While Burgess had been a recognizable movie star prior to Batman, he was also very much a working actor who guest-starred in hundreds of TV shows and spent an awful lot of time doing live theater. Simply put, for a time, Burgess was one of the busiest fellers in Hollywood. I recall listening to a podcast with his granddaughter where she talked about going to a video rental store with him and thinking that her grandfather was pretty much in every movie in the store.

What didn’t Burgess Meredith like about playing the Penguin?

BATMAN, (from left): Adam West, Burgess Meredith, 1966.

(c) 20th Century Fox Film Corp. All rights reserved. Courtesy: Everett Collection.

As much as Burgess loved working on Batman — loved the cast and the really wonderful scripts that he was given —there were a couple of things that he really did not like.
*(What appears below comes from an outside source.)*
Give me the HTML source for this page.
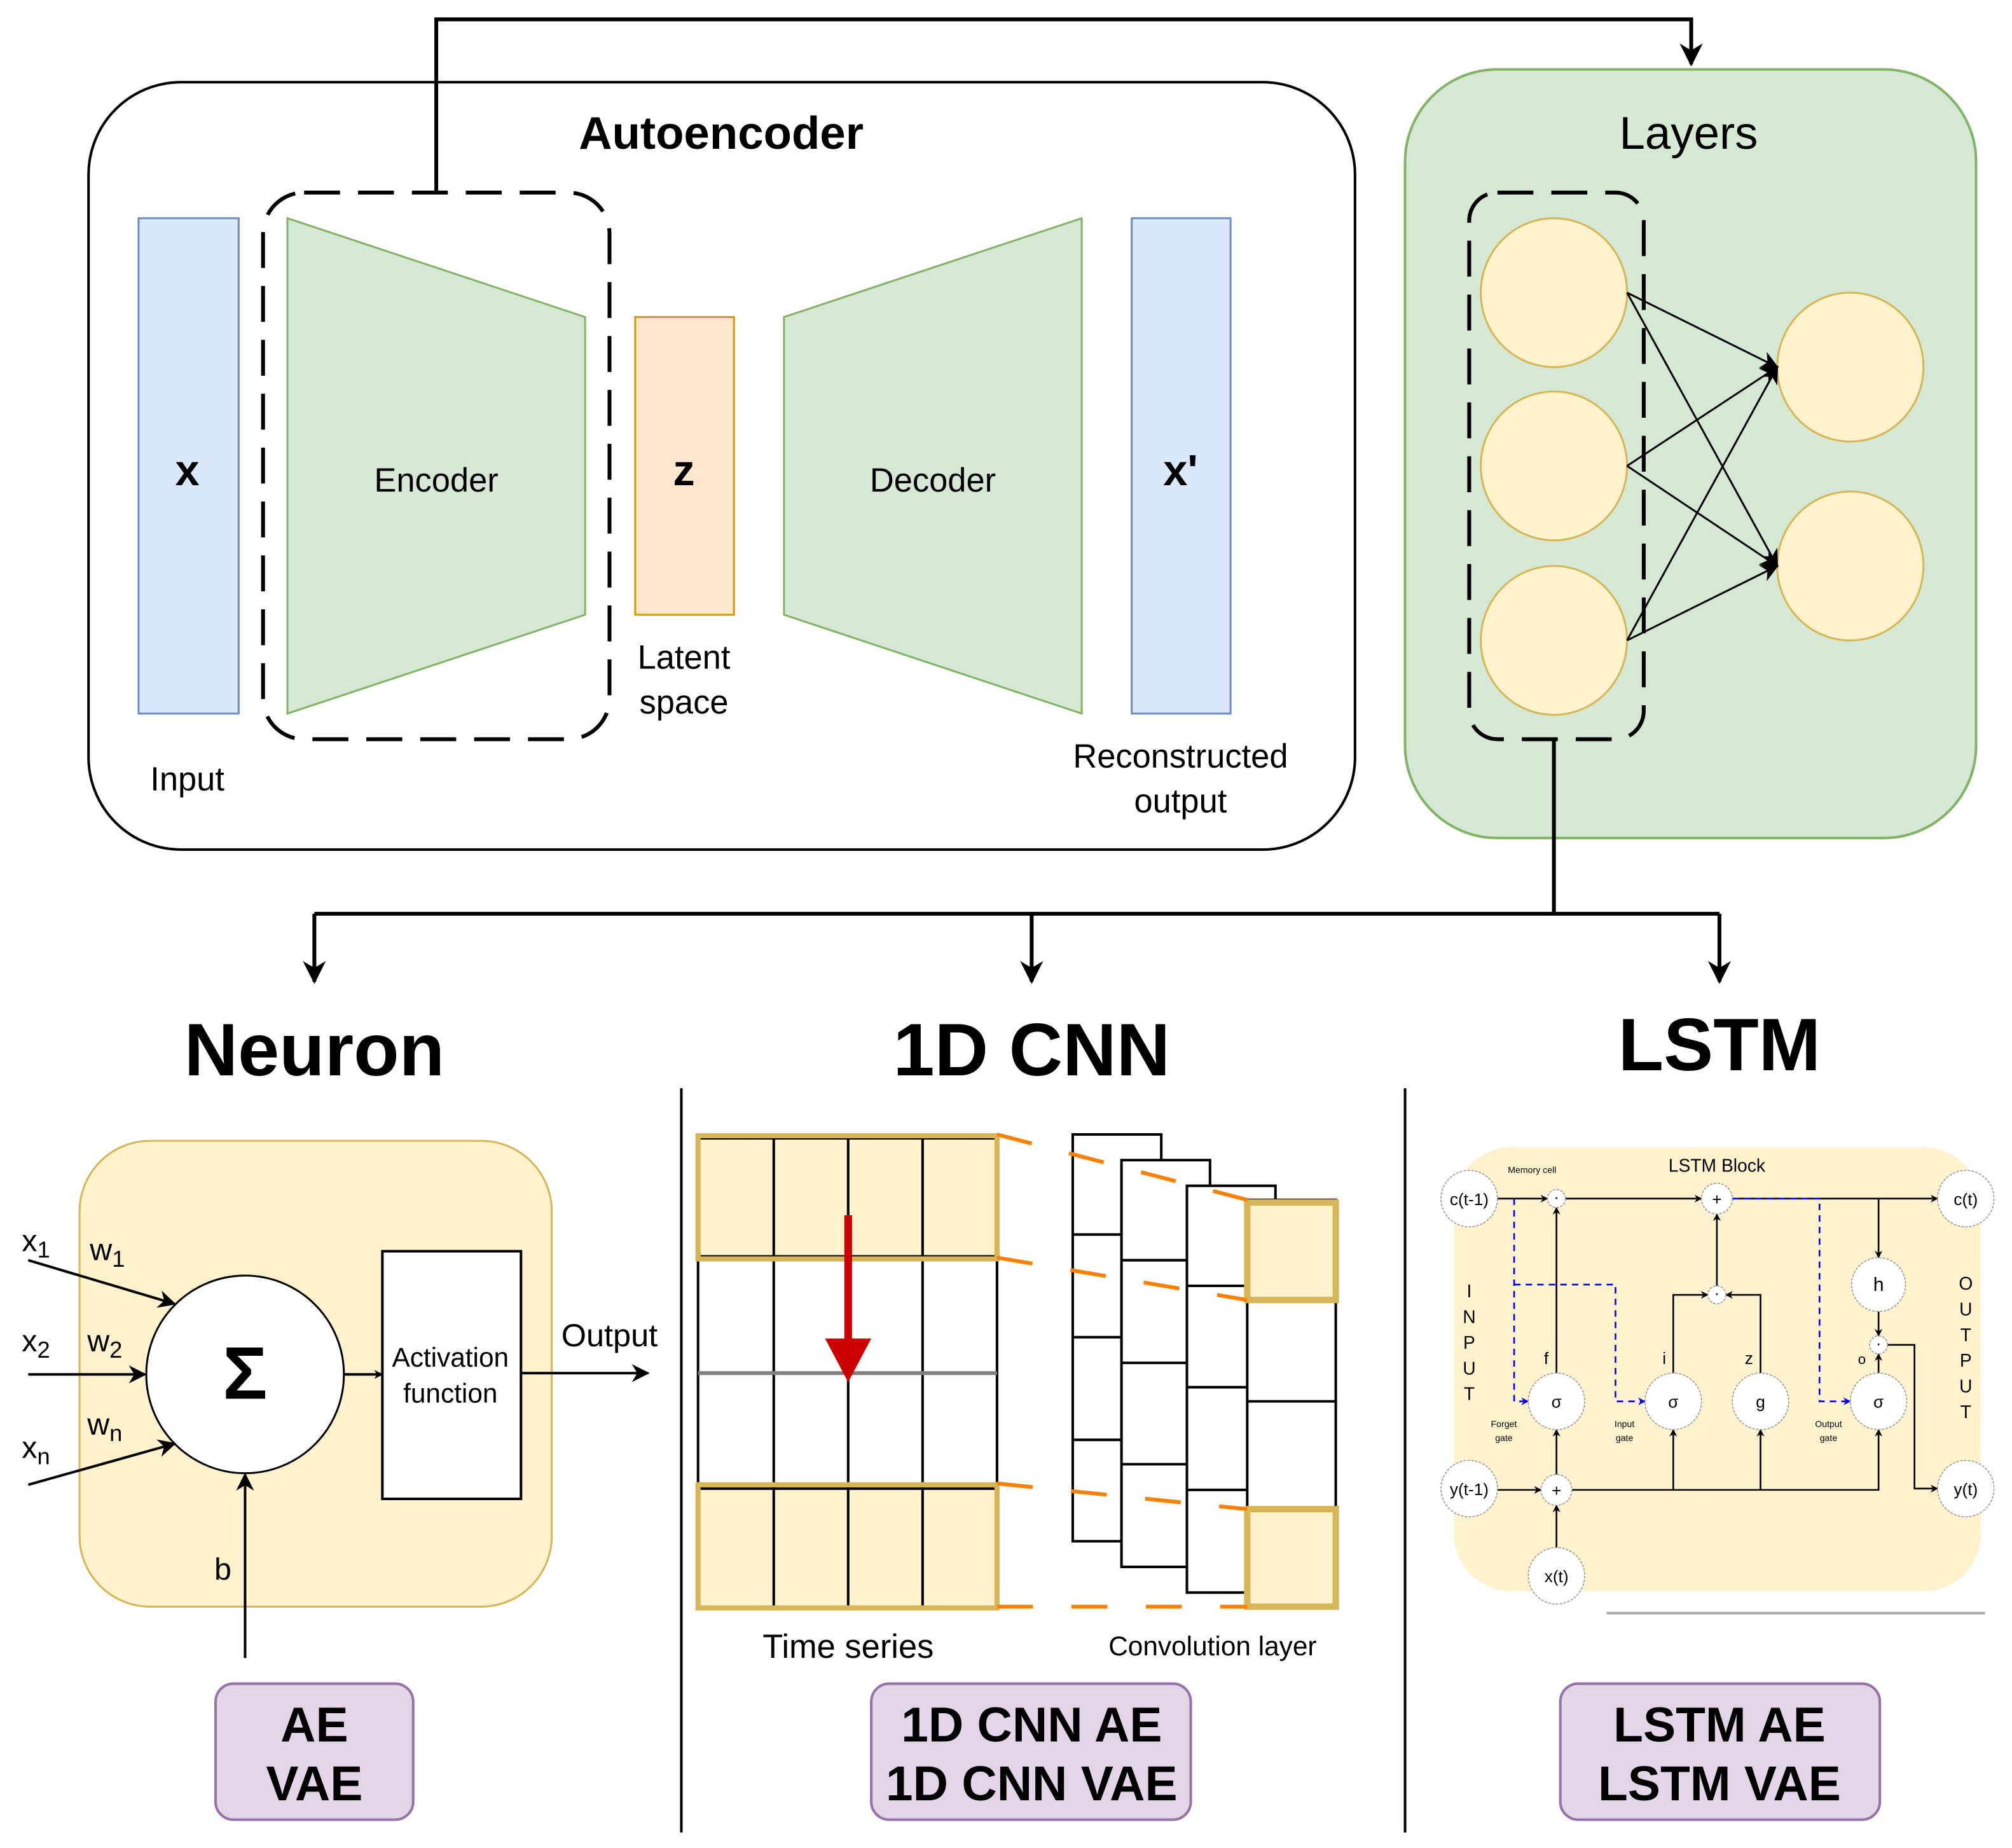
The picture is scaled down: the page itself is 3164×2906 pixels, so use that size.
<!DOCTYPE html>
<html><head><meta charset="utf-8"><style>
html,body{margin:0;padding:0;background:#fff}
svg{display:block}
text{font-family:"Liberation Sans",Arial,sans-serif}
</style></head><body>
<svg width="3164" height="2906" viewBox="0 0 1568 1440" xmlns="http://www.w3.org/2000/svg">
<defs>
<marker id="a" viewBox="0 0 10 10" refX="9" refY="5" markerWidth="7" markerHeight="7" orient="auto" markerUnits="userSpaceOnUse"><path d="M0,0 L10,5 L0,10 L3,5 z" fill="#000"/></marker>
<marker id="A" viewBox="0 0 10 10" refX="9" refY="5" markerWidth="18" markerHeight="18" orient="auto" markerUnits="userSpaceOnUse"><path d="M0,0 L10,5 L0,10 L3,5 z" fill="#000"/></marker>
<marker id="B" viewBox="0 0 10 10" refX="9" refY="5" markerWidth="14" markerHeight="14" orient="auto" markerUnits="userSpaceOnUse"><path d="M0,0 L10,5 L0,10 L3,5 z" fill="#000"/></marker>
<marker id="s" viewBox="0 0 10 10" refX="9" refY="5" markerWidth="6" markerHeight="6" orient="auto" markerUnits="userSpaceOnUse"><path d="M0,0 L10,5 L0,10 L3,5 z" fill="#000"/></marker>
<marker id="sb" viewBox="0 0 10 10" refX="9" refY="5" markerWidth="6" markerHeight="6" orient="auto" markerUnits="userSpaceOnUse"><path d="M0,0 L10,5 L0,10 L3,5 z" fill="#00f"/></marker>
</defs>

<!-- top connector -->
<polyline points="340,150 340,15 1318,15 1318,50" fill="none" stroke="#000" stroke-width="3" marker-end="url(#A)"/>

<!-- Autoencoder -->
<rect x="69" y="64" width="987" height="598" rx="72" fill="none" stroke="#000" stroke-width="2"/>
<text x="562" y="116" font-size="36" font-weight="bold" text-anchor="middle">Autoencoder</text>
<rect x="108" y="170" width="78" height="386" fill="#dae8fc" stroke="#6c8ebf" stroke-width="1.5"/>
<text x="146" y="378" font-size="34" font-weight="bold" text-anchor="middle">x</text>
<polygon points="224,170 456,247 456,479 224,556" fill="#d5e8d4" stroke="#82b366" stroke-width="1.5"/>
<text x="340" y="383" font-size="26" text-anchor="middle">Encoder</text>
<rect x="495" y="247" width="77" height="232" fill="#ffe6cc" stroke="#d79b00" stroke-width="1.5"/>
<text x="533" y="378" font-size="34" font-weight="bold" text-anchor="middle">z</text>
<polygon points="611,247 843,170 843,556 611,479" fill="#d5e8d4" stroke="#82b366" stroke-width="1.5"/>
<text x="727" y="383" font-size="26" text-anchor="middle">Decoder</text>
<rect x="882" y="170" width="77" height="386" fill="#dae8fc" stroke="#6c8ebf" stroke-width="1.5"/>
<text x="920" y="378" font-size="34" font-weight="bold" text-anchor="middle">x'</text>
<rect x="205" y="150" width="270" height="426" rx="32" fill="none" stroke="#000" stroke-width="3" stroke-dasharray="28,14"/>
<text x="146" y="616" font-size="26" text-anchor="middle">Input</text>
<text x="533" y="521" font-size="26" text-anchor="middle">Latent</text>
<text x="533" y="556" font-size="26" text-anchor="middle">space</text>
<text x="920" y="598" font-size="26" text-anchor="middle">Reconstructed</text>
<text x="920" y="633" font-size="26" text-anchor="middle">output</text>

<!-- Layers -->
<rect x="1095" y="54" width="445" height="599" rx="72" fill="#d5e8d4" stroke="#82b366" stroke-width="2"/>
<text x="1316" y="116" font-size="36" text-anchor="middle">Layers</text>
<g fill="#fff2cc" stroke="#d6b656" stroke-width="1.5">
<ellipse cx="1211" cy="228" rx="57" ry="58"/>
<ellipse cx="1211" cy="363" rx="57" ry="58"/>
<ellipse cx="1211" cy="499" rx="57" ry="58"/>
<ellipse cx="1442" cy="286" rx="57" ry="58"/>
<ellipse cx="1442" cy="441" rx="57" ry="58"/>
</g>
<g stroke="#000" stroke-width="1.5" marker-end="url(#B)">
<line x1="1268" y1="228" x2="1385" y2="286"/>
<line x1="1268" y1="228" x2="1385" y2="441"/>
<line x1="1268" y1="363" x2="1385" y2="286"/>
<line x1="1268" y1="363" x2="1385" y2="441"/>
<line x1="1268" y1="499" x2="1385" y2="286"/>
<line x1="1268" y1="499" x2="1385" y2="441"/>
</g>
<rect x="1145" y="150" width="136" height="426" rx="22" fill="none" stroke="#000" stroke-width="3" stroke-dasharray="28,14"/>

<!-- split connector -->
<g fill="none" stroke="#000" stroke-width="3">
<polyline points="1211,576 1211,712"/>
<line x1="245" y1="712" x2="1340" y2="712"/>
<line x1="245" y1="712" x2="245" y2="765" marker-end="url(#A)"/>
<line x1="804" y1="712" x2="804" y2="765" marker-end="url(#A)"/>
<line x1="1340" y1="712" x2="1340" y2="765" marker-end="url(#A)"/>
</g>

<text x="245" y="838" font-size="58" font-weight="bold" text-anchor="middle">Neuron</text>
<text x="804" y="838" font-size="58" font-weight="bold" text-anchor="middle">1D CNN</text>
<text x="1340" y="834" font-size="58" font-weight="bold" text-anchor="middle">LSTM</text>
<line x1="531" y1="848" x2="531" y2="1428" stroke="#000" stroke-width="2"/>
<line x1="1095" y1="848" x2="1095" y2="1428" stroke="#000" stroke-width="2"/>

<!-- Neuron -->
<rect x="62" y="889" width="368" height="363" rx="55" fill="#fff2cc" stroke="#d6b656" stroke-width="1.5"/>
<ellipse cx="191" cy="1071" rx="77" ry="77" fill="#fff" stroke="#000" stroke-width="1.5"/>
<text x="191" y="1090" font-size="58" font-weight="bold" text-anchor="middle">Σ</text>
<rect x="298" y="975" width="108" height="193" fill="#fff" stroke="#000" stroke-width="2"/>
<text x="351" y="1065" font-size="21" text-anchor="middle">Activation</text>
<text x="351" y="1093" font-size="21" text-anchor="middle">function</text>
<g stroke="#000" stroke-width="2">
<line x1="268" y1="1071" x2="298" y2="1071" marker-end="url(#a)"/>
<line x1="406" y1="1070" x2="505" y2="1070" marker-end="url(#B)"/>
<line x1="22" y1="982" x2="136" y2="1016" marker-end="url(#B)"/>
<line x1="22" y1="1071" x2="113" y2="1071" marker-end="url(#B)"/>
<line x1="22" y1="1157" x2="136" y2="1125" marker-end="url(#B)"/>
<line x1="191" y1="1292" x2="191" y2="1149" marker-end="url(#B)"/>
</g>
<text x="475" y="1049" font-size="25" text-anchor="middle">Output</text>
<g font-size="24">
<text x="17" y="975">x<tspan font-size="18" dy="5">1</tspan></text>
<text x="70" y="982">w<tspan font-size="18" dy="5">1</tspan></text>
<text x="17" y="1053">x<tspan font-size="18" dy="5">2</tspan></text>
<text x="68" y="1053">w<tspan font-size="18" dy="5">2</tspan></text>
<text x="17" y="1136">x<tspan font-size="18" dy="5">n</tspan></text>
<text x="68" y="1118">w<tspan font-size="18" dy="5">n</tspan></text>
<text x="167" y="1231">b</text>
</g>

<!-- 1D CNN time series -->
<rect x="544" y="885" width="233" height="95" fill="#fff2cc"/>
<rect x="544" y="1158" width="233" height="94" fill="#fff2cc"/>
<g stroke="#000" stroke-width="2" fill="none">
<rect x="544" y="887" width="233" height="365"/>
<line x1="603" y1="887" x2="603" y2="1252"/>
<line x1="661" y1="887" x2="661" y2="1252"/>
<line x1="719" y1="887" x2="719" y2="1252"/>
<line x1="544" y1="979" x2="777" y2="979"/>
<line x1="544" y1="1160" x2="777" y2="1160"/>
</g>
<line x1="544" y1="1070" x2="777" y2="1070" stroke="#808080" stroke-width="3"/>
<rect x="544" y="885" width="233" height="96" fill="none" stroke="#d6b656" stroke-width="4"/>
<rect x="544" y="1157" width="233" height="96" fill="none" stroke="#d6b656" stroke-width="4"/>
<line x1="661" y1="947" x2="661" y2="1050" stroke="#c00" stroke-width="6"/>
<polygon points="643,1043 679,1043 661,1077" fill="#c00"/>

<!-- conv layers -->
<g stroke="#000" stroke-width="2" fill="#fff">
<rect x="836" y="884" width="69" height="317"/>
<line x1="836" y1="962" x2="874" y2="962"/><line x1="836" y1="1042" x2="874" y2="1042"/><line x1="836" y1="1122" x2="874" y2="1122"/>
<rect x="874" y="904" width="69" height="317"/>
<line x1="874" y1="982" x2="925" y2="982"/><line x1="874" y1="1062" x2="925" y2="1062"/><line x1="874" y1="1141" x2="925" y2="1141"/>
<rect x="925" y="924" width="69" height="317"/>
<line x1="925" y1="1002" x2="972" y2="1002"/><line x1="925" y1="1081" x2="972" y2="1081"/><line x1="925" y1="1161" x2="972" y2="1161"/>
<rect x="972" y="935" width="69" height="317"/>
<line x1="972" y1="1092" x2="1041" y2="1092"/>
</g>
<rect x="972" y="937" width="69" height="76" fill="#fff2cc" stroke="#d6b656" stroke-width="5"/>
<rect x="972" y="1176" width="69" height="76" fill="#fff2cc" stroke="#d6b656" stroke-width="5"/>
<g stroke="#ff8000" stroke-width="3" fill="none" stroke-dasharray="28,30">
<line x1="777" y1="884" x2="972" y2="935"/>
<line x1="777" y1="980" x2="972" y2="1013"/>
<line x1="777" y1="1156" x2="972" y2="1176"/>
<line x1="777" y1="1252" x2="972" y2="1252"/>
</g>
<text x="661" y="1292" font-size="26" text-anchor="middle">Time series</text>
<text x="945" y="1290" font-size="21" text-anchor="middle">Convolution layer</text>

<!-- LSTM -->
<rect x="1133" y="894" width="411" height="346" rx="45" fill="#fff2cc"/>
<line x1="1252" y1="1257" x2="1547" y2="1257" stroke="#aaa" stroke-width="2"/>
<g stroke="#000" stroke-width="1.3" fill="none">
<line x1="1167" y1="934" x2="1206" y2="934" marker-end="url(#s)"/>
<line x1="1220" y1="934" x2="1326" y2="934" marker-end="url(#s)"/>
<line x1="1350" y1="934" x2="1510" y2="934" marker-end="url(#s)"/>
<line x1="1464" y1="934" x2="1464" y2="980" marker-end="url(#s)"/>
<line x1="1464" y1="1022" x2="1464" y2="1041" marker-end="url(#s)"/>
<line x1="1464" y1="1070" x2="1464" y2="1055" marker-end="url(#s)"/>
<polyline points="1471,1048 1492,1048 1492,1160 1510,1160" marker-end="url(#s)"/>
<line x1="1213" y1="1070" x2="1213" y2="941" marker-end="url(#s)"/>
<line x1="1167" y1="1161" x2="1201" y2="1161" marker-end="url(#s)"/>
<polyline points="1225,1161 1464,1161 1464,1114" marker-end="url(#s)"/>
<line x1="1304" y1="1161" x2="1304" y2="1114" marker-end="url(#s)"/>
<line x1="1372" y1="1161" x2="1372" y2="1114" marker-end="url(#s)"/>
<line x1="1213" y1="1206" x2="1213" y2="1173" marker-end="url(#s)"/>
<line x1="1213" y1="1149" x2="1213" y2="1114" marker-end="url(#s)"/>
<polyline points="1304,1070 1304,1009 1331,1009" marker-end="url(#s)"/>
<polyline points="1372,1070 1372,1009 1345,1009" marker-end="url(#s)"/>
<line x1="1338" y1="1002" x2="1338" y2="946" marker-end="url(#s)"/>
</g>
<g stroke="#00f" stroke-width="1.3" fill="none" stroke-dasharray="5,4">
<polyline points="1180,934 1180,1092 1191,1092" marker-end="url(#sb)"/>
<polyline points="1180,1001 1259,1001 1259,1092 1282,1092" marker-end="url(#sb)"/>
<polyline points="1350,934 1418,934 1418,1092 1442,1092" marker-end="url(#sb)"/>
</g>
<g fill="#fff" stroke="#999" stroke-width="0.8" stroke-dasharray="2,1">
<circle cx="1145" cy="934" r="22"/><circle cx="1532" cy="934" r="22"/>
<circle cx="1145" cy="1160" r="22"/><circle cx="1532" cy="1160" r="22"/>
<circle cx="1213" cy="1228" r="22"/>
<circle cx="1213" cy="1092" r="22"/><circle cx="1304" cy="1092" r="22"/>
<circle cx="1372" cy="1092" r="22"/><circle cx="1464" cy="1092" r="22"/>
<circle cx="1464" cy="1001" r="21"/>
<circle cx="1213" cy="934" r="7"/><circle cx="1338" cy="934" r="12"/>
<circle cx="1338" cy="1009" r="7"/><circle cx="1464" cy="1048" r="7"/>
<circle cx="1213" cy="1161" r="12"/>
</g>
<g font-size="13" text-anchor="middle">
<text x="1145" y="939">c(t-1)</text><text x="1532" y="939">c(t)</text>
<text x="1145" y="1165">y(t-1)</text><text x="1532" y="1165">y(t)</text>
<text x="1213" y="1233">x(t)</text>
<text x="1213" y="1097">σ</text><text x="1304" y="1097">σ</text>
<text x="1372" y="1097">g</text><text x="1464" y="1097">σ</text>
<text x="1464" y="1006" font-size="15">h</text>
<text x="1338" y="939">+</text><text x="1213" y="1166">+</text>
<text x="1213" y="937">·</text><text x="1338" y="1012">·</text><text x="1464" y="1051">·</text>
<text x="1338" y="913" font-size="14">LSTM Block</text>
<text x="1194" y="914" font-size="7">Memory cell</text>
<text x="1205" y="1063">f</text><text x="1297" y="1063">i</text>
<text x="1363" y="1063">z</text><text x="1451" y="1063" font-size="11">o</text>
<text x="1172" y="1112" font-size="7">Forget</text><text x="1172" y="1123" font-size="7">gate</text>
<text x="1266" y="1112" font-size="7">Input</text><text x="1266" y="1123" font-size="7">gate</text>
<text x="1425" y="1112" font-size="7">Output</text><text x="1425" y="1123" font-size="7">gate</text>
</g>
<g font-size="14" text-anchor="middle">
<text x="1145" y="1011">I</text><text x="1145" y="1031">N</text><text x="1145" y="1051">P</text><text x="1145" y="1071">U</text><text x="1145" y="1091">T</text>
<text x="1532" y="1005">O</text><text x="1532" y="1025">U</text><text x="1532" y="1045">T</text><text x="1532" y="1065">P</text><text x="1532" y="1085">U</text><text x="1532" y="1105">T</text>
</g>

<!-- purple boxes -->
<g fill="#e1d5e7" stroke="#9673a6" stroke-width="2">
<rect x="168" y="1312" width="154" height="106" rx="14"/>
<rect x="679" y="1312" width="249" height="106" rx="14"/>
<rect x="1216" y="1312" width="249" height="106" rx="14"/>
</g>
<g font-size="38" font-weight="bold" text-anchor="middle">
<text x="245" y="1357">AE</text><text x="245" y="1403">VAE</text>
<text x="804" y="1357">1D CNN AE</text><text x="804" y="1403">1D CNN VAE</text>
<text x="1340" y="1357">LSTM AE</text><text x="1340" y="1403">LSTM VAE</text>
</g>
</svg>
</body></html>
First and foremost, he didn’t like that people still recognized him as The Penguin, even when he wasn’t in costume. It just didn’t make sense to him. He had this big prosthetic nose, a fake belly, and all sorts of other costume tweaks that gave him a penguin-like appearance, and yet people would still say, “Hey, there’s The Penguin,” whenever he was out in public. Yep, it was a bit of a hit to his vanity.

Burgess also didn’t like that The Penguin smoked. He had given up smoking himself, and he told William Dozier, the show’s producer, that if he ended up getting hooked again, things wouldn’t go well for anyone involved with the show. In the end, Burgess did manage to make lemonade out of lemons in that he developed The Penguin’s trademark “quacking” sound as a means of suppressing the coughs that he felt were coming every time he took a puff.

At the end of the day, yes, there were things that Burgess didn’t like about playing The Penguin. But he really did love the character, and he loved being part of a cultural phenomenon the way that Batman was during the late sixties.

By the way, a lot of the information that I got for this piece can be found in a really fun interview that Burgess Meredith did, along with Cesar Romero, Adam West, and Julie Newmar, way back in 1989 for CBS This Morning. At the time of the interview, it had been two decades since he had played The Penguin, but he still clearly enjoyed reminiscing about the show and the character.